On the second trial, which resulted in a mistrial, a stenographer was sworn, and, after mistrial was had, on motion of counsel for plaintiff, and over defendant’s objection, the Court required him to transcribe his notes and file the same, and taxed the cost to the railroad.

It is now objected that the statute does not require the notes of the stenographer to be transcribed, except where appeal is taken, and that it was error to require it to be done in this case at the plaintiff’s instance, and make the defendant pay the costs'. We are of the opinion the Court, in this case should not have charged the cost of transcribing the stenographic notes into writing to the railroad company. There being a mistrial, and no appeal being possible, no transcript was necessary for purposes of appeal. It could only have been useful to either party *15in preserving the testimony in view of a future trial.

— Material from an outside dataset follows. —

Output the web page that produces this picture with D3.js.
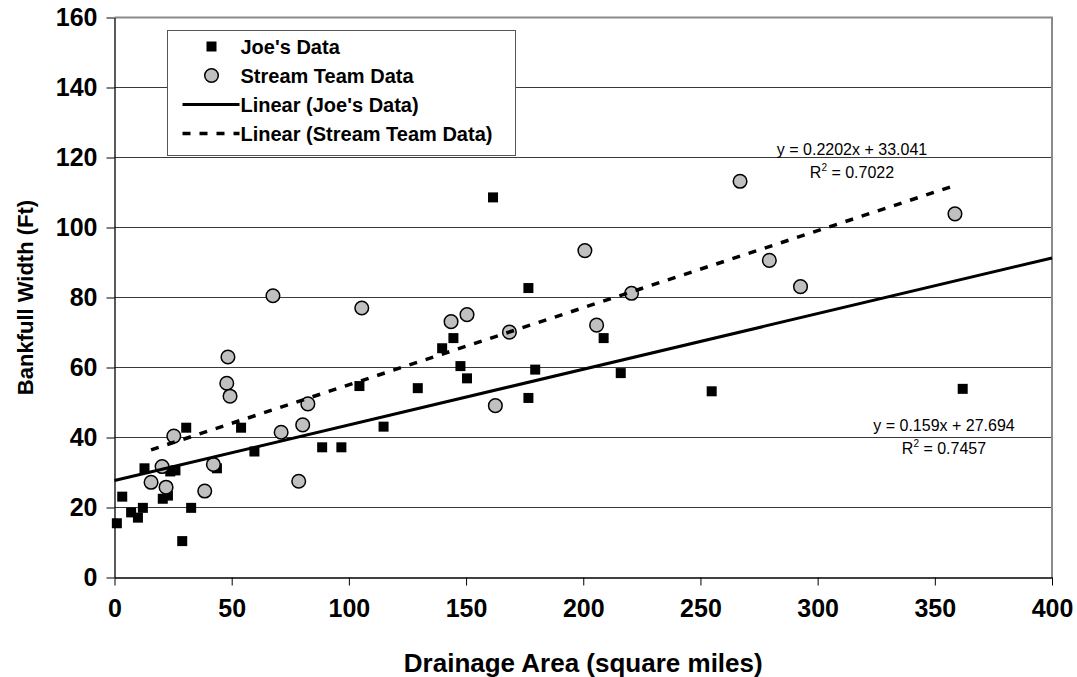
<!DOCTYPE html>
<html>
<head>
<meta charset="utf-8">
<script src="https://cdn.jsdelivr.net/npm/d3@7"></script>
<style>
  body { margin: 0; background: #fff; }
  svg { display: block; font-family: "Liberation Sans", Arial, sans-serif; }
</style>
</head>
<body>
<svg width="1077" height="677"></svg>
<script>
  // Joe's Data (drainage area, bankfull width)
  var joeX = [1.0, 3.3, 7.1, 10, 12.1, 12.8, 20.6, 22.8, 23.8, 26, 28.9, 30.6, 32.7, 43.7, 54.0, 59.7,
              88.6, 96.8, 104.5, 114.8, 129.4, 139.8, 144.6, 147.6, 150.4, 161.5, 176.6, 176.6, 179.5,
              208.7, 216, 254.8, 361.9];
  var joeY = [15.5, 23.1, 18.6, 17.1, 19.9, 31.2, 22.5, 23.4, 30.3, 30.6, 10.4, 42.8, 19.9, 31.2, 42.8, 36,
              37.2, 37.2, 54.7, 43.1, 54.1, 65.5, 68.4, 60.4, 56.9, 108.6, 82.7, 51.3, 59.4,
              68.4, 58.4, 53.2, 53.9];

  // Stream Team Data
  var teamX = [15.6, 20.3, 22, 25.3, 38.5, 42.2, 47.9, 48.4, 49.3, 67.6, 71.1, 78.6, 80.3, 82.5, 105.5,
               143.6, 150.4, 162.5, 168.5, 200.7, 205.7, 220.6, 266.9, 279.4, 292.7, 358.6];
  var teamY = [27.2, 31.7, 25.8, 40.4, 24.7, 32.3, 55.5, 63.0, 51.8, 80.5, 41.5, 27.5, 43.6, 49.6, 77.0,
               73.1, 75.1, 49.1, 70.1, 93.4, 72.1, 81.2, 113.2, 90.6, 83.1, 103.9];

  // trendline coefficients as printed on the chart
  var joeFit = {slope: 0.159, intercept: 27.694, r2: "0.7457"};
  var teamFit = {slope: 0.2202, intercept: 33.041, r2: "0.7022"};

  var xTicks = d3.range(0, 401, 50);
  var yTicks = d3.range(0, 161, 20);

  var svg = d3.select("svg"),
      margin = {top: 17.5, left: 114.5},
      width = 937.5,
      height = 560,
      g = svg.append("g").attr("transform", "translate(" + margin.left + "," + margin.top + ")");

  var x = d3.scaleLinear().domain([0, 400]).range([0, width]);
  var y = d3.scaleLinear().domain([0, 160]).range([height, 0]);

  // horizontal gridlines
  g.append("g")
    .selectAll("line")
    .data(yTicks.filter(function(d) { return d > 0 && d < 160; }))
    .enter().append("line")
      .attr("x1", 0).attr("x2", width)
      .attr("y1", function(d) { return y(d); })
      .attr("y2", function(d) { return y(d); })
      .attr("stroke", "#3a3a3a")
      .attr("stroke-width", 1);

  // plot area border (top and right)
  g.append("path")
      .attr("d", "M0," + y(160) + "H" + width + "V" + height)
      .attr("fill", "none")
      .attr("stroke", "#8a8a8a")
      .attr("stroke-width", 2);

  // axes
  var xAxis = g.append("g")
      .attr("transform", "translate(0," + height + ")")
      .call(d3.axisBottom(x).tickValues(xTicks).tickSize(8).tickPadding(14).tickSizeOuter(0));

  var yAxis = g.append("g")
      .call(d3.axisLeft(y).tickValues(yTicks).tickSize(8).tickPadding(9).tickSizeOuter(0));

  [xAxis, yAxis].forEach(function(a) {
    a.select(".domain").attr("stroke", "#000").attr("stroke-width", 1.3);
    a.selectAll(".tick line").attr("stroke", "#000");
    a.selectAll(".tick text")
        .attr("fill", "#000")
        .style("font-family", "'Liberation Sans', Arial, sans-serif")
        .style("font-size", "25px")
        .style("font-weight", "bold");
  });

  // series markers
  g.append("g")
    .selectAll("rect")
    .data(d3.range(joeX.length))
    .enter().append("rect")
      .attr("x", function(i) { return x(joeX[i]) - 5; })
      .attr("y", function(i) { return y(joeY[i]) - 5; })
      .attr("width", 10)
      .attr("height", 10)
      .attr("fill", "#000");

  g.append("g")
    .selectAll("circle")
    .data(d3.range(teamX.length))
    .enter().append("circle")
      .attr("cx", function(i) { return x(teamX[i]); })
      .attr("cy", function(i) { return y(teamY[i]); })
      .attr("r", 6.8)
      .attr("fill", "#c0c0c0")
      .attr("stroke", "#000")
      .attr("stroke-width", 1.5);

  // trendlines
  var line = d3.line()
      .x(function(d) { return x(d); });

  g.append("path")
      .datum([0, 400])
      .attr("d", line.y(function(d) { return y(joeFit.slope * d + joeFit.intercept); }))
      .attr("fill", "none")
      .attr("stroke", "#000")
      .attr("stroke-width", 3);

  g.append("path")
      .datum(d3.extent(teamX))
      .attr("d", line.y(function(d) { return y(teamFit.slope * d + teamFit.intercept); }))
      .attr("fill", "none")
      .attr("stroke", "#000")
      .attr("stroke-width", 3.5)
      .attr("stroke-dasharray", "8,9");

  // equation labels
  function equation(fit, cx, cy) {
    var t = svg.append("g").attr("font-size", "16px").attr("fill", "#000").attr("text-anchor", "middle");
    t.append("text")
        .attr("x", cx).attr("y", cy)
        .text("y = " + fit.slope + "x + " + fit.intercept);
    var r = t.append("text")
        .attr("x", cx).attr("y", cy + 23);
    r.append("tspan").text("R");
    r.append("tspan").attr("font-size", "10px").attr("dy", -7).text("2");
    r.append("tspan").attr("dy", 7).text(" = " + fit.r2);
  }
  equation(teamFit, 852, 155);
  equation(joeFit, 944, 431);

  // legend
  var legend = svg.append("g").attr("transform", "translate(167.5,30.5)");
  legend.append("rect")
      .attr("width", 348).attr("height", 125)
      .attr("fill", "#fff")
      .attr("stroke", "#555")
      .attr("stroke-width", 1);

  var items = ["Joe's Data", "Stream Team Data", "Linear (Joe's Data)", "Linear (Stream Team Data)"];
  var row = function(i) { return 16 + i * 29; };

  legend.selectAll("text")
    .data(items)
    .enter().append("text")
      .attr("x", 73)
      .attr("y", function(d, i) { return row(i); })
      .attr("dy", "0.36em")
      .attr("font-size", "20px")
      .attr("font-weight", "bold")
      .text(function(d) { return d; });

  legend.append("rect")
      .attr("x", 39).attr("y", row(0) - 5)
      .attr("width", 10).attr("height", 10)
      .attr("fill", "#000");
  legend.append("circle")
      .attr("cx", 44).attr("cy", row(1))
      .attr("r", 6.8)
      .attr("fill", "#c0c0c0")
      .attr("stroke", "#000")
      .attr("stroke-width", 1.5);
  legend.append("line")
      .attr("x1", 15).attr("x2", 72)
      .attr("y1", row(2)).attr("y2", row(2))
      .attr("stroke", "#000").attr("stroke-width", 3);
  legend.append("line")
      .attr("x1", 15).attr("x2", 72)
      .attr("y1", row(3)).attr("y2", row(3))
      .attr("stroke", "#000").attr("stroke-width", 3.5)
      .attr("stroke-dasharray", "8,9");

  // axis titles
  svg.append("text")
      .attr("x", margin.left + width / 2)
      .attr("y", 672)
      .attr("text-anchor", "middle")
      .attr("font-size", "26px")
      .attr("font-weight", "bold")
      .text("Drainage Area (square miles)");

  svg.append("text")
      .attr("transform", "translate(33," + (margin.top + height / 2) + ") rotate(-90)")
      .attr("text-anchor", "middle")
      .attr("font-size", "22px")
      .attr("font-weight", "bold")
      .text("Bankfull Width (Ft)");
</script>
</body>
</html>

If either party desired, for this or other purpose, to have it transcribed, he should have been required to pay the cost of this transcribing, the other stenographer’s cost being paid by the party by whom he was requested to do the work.

We are of opinion the trial Judge was in error in this matter of the cost of transcribing the notes, and this error will be corrected, and, in all other respects, the judgment of the Court below is affirmed, with costs.